• _INPUT ROWS_
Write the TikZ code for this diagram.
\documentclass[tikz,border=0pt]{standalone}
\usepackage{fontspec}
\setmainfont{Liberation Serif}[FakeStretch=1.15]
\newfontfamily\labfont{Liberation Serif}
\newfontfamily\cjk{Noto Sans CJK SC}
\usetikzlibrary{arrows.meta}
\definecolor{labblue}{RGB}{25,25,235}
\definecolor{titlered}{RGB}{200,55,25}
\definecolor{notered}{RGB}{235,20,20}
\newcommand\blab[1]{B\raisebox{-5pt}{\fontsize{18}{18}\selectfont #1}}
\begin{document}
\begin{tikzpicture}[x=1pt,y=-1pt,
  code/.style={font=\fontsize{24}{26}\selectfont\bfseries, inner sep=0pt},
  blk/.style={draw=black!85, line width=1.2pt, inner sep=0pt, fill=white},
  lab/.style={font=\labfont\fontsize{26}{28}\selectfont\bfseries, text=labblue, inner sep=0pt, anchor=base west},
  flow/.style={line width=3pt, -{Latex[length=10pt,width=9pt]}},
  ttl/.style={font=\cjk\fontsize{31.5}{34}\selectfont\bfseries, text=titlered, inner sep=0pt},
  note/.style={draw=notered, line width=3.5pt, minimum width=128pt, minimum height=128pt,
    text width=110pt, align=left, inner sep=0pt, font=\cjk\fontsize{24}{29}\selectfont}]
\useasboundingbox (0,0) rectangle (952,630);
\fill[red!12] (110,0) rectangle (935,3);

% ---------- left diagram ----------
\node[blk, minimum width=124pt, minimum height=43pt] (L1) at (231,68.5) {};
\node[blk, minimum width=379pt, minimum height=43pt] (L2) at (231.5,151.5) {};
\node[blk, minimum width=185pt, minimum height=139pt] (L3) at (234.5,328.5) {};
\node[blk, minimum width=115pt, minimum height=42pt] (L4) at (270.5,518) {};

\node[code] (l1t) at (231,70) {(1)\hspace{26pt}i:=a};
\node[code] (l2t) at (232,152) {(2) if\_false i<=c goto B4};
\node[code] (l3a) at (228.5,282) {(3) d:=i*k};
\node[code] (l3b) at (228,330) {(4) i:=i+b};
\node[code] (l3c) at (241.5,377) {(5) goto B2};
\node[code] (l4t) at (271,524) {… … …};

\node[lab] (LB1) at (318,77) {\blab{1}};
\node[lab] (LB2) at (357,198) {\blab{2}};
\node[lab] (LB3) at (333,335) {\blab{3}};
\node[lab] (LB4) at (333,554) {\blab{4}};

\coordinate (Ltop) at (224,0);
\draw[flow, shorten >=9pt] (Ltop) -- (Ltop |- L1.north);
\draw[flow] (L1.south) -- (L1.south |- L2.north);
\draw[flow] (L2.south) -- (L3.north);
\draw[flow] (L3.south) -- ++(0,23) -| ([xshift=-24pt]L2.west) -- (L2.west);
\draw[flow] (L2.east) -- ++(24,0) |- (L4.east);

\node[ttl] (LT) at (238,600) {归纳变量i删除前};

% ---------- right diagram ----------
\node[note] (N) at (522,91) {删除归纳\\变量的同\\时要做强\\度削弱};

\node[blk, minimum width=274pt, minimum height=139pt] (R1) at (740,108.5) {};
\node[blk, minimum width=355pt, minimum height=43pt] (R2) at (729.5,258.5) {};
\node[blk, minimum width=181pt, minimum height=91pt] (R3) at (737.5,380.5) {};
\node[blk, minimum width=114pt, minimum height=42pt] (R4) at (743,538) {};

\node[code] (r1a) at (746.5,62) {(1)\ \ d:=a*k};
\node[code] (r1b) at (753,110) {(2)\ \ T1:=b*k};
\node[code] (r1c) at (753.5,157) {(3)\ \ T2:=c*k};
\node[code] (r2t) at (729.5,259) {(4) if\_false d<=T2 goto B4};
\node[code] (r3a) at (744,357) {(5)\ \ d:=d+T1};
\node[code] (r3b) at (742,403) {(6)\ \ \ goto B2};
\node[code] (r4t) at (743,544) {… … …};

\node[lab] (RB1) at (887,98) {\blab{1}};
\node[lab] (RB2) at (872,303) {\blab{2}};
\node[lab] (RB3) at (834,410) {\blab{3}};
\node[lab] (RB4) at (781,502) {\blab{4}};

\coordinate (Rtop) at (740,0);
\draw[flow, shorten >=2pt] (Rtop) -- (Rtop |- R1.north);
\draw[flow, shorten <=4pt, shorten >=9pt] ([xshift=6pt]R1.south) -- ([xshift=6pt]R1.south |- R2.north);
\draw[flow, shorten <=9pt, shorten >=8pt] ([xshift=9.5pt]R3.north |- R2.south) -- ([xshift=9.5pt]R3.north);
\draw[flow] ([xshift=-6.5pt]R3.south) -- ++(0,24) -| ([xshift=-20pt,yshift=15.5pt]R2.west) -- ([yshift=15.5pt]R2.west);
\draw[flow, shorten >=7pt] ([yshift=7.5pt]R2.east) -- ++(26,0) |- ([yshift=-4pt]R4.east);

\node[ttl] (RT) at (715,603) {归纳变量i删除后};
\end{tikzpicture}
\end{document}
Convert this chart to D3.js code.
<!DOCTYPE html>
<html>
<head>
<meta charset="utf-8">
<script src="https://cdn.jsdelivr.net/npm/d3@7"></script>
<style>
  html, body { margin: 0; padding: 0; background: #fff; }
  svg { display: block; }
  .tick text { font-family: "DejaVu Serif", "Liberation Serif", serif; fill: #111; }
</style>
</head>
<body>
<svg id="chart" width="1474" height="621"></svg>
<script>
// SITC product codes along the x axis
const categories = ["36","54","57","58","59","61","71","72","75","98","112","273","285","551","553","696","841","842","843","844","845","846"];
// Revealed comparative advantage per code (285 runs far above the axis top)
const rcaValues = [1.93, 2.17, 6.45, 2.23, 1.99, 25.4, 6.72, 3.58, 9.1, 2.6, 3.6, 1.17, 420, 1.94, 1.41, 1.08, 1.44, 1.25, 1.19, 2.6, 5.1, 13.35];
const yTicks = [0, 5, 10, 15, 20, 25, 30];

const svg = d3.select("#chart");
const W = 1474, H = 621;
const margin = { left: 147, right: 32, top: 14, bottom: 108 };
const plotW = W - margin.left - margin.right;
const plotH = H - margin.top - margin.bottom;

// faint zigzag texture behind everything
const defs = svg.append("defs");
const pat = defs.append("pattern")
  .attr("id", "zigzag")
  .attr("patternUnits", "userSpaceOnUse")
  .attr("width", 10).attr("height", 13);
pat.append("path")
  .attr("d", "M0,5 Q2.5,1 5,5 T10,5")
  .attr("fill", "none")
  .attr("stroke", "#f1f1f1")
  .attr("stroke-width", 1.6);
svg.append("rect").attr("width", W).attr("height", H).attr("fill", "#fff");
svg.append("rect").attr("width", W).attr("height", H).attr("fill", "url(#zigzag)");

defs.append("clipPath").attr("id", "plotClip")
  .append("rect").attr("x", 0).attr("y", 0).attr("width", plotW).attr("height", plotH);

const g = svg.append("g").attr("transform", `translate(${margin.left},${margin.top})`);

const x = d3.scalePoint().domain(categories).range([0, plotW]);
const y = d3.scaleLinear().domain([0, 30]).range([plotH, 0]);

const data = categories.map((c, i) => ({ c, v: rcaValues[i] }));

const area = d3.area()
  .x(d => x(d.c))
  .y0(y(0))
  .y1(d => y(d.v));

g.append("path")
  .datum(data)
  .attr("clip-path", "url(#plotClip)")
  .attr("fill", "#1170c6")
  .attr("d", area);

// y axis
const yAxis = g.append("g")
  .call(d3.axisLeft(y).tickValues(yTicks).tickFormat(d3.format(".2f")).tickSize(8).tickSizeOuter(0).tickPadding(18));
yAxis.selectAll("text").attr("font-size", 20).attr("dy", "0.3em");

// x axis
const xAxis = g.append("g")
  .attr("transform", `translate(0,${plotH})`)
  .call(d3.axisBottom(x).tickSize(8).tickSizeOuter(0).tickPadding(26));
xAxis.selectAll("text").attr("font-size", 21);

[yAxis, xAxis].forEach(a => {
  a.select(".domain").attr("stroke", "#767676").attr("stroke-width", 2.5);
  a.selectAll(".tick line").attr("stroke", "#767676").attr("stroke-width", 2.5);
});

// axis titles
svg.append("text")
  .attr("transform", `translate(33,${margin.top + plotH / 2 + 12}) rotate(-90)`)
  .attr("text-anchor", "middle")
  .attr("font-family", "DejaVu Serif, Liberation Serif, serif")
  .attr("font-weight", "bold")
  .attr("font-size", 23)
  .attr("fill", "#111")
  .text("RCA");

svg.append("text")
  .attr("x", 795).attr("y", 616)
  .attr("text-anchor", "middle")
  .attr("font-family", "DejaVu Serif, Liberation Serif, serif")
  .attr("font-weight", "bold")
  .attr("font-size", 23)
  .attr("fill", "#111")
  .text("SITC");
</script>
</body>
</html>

• _TASK DETAILS_
Answer with one number only: how many lines above contain the word "chart".

• _TASK ANSWER_
3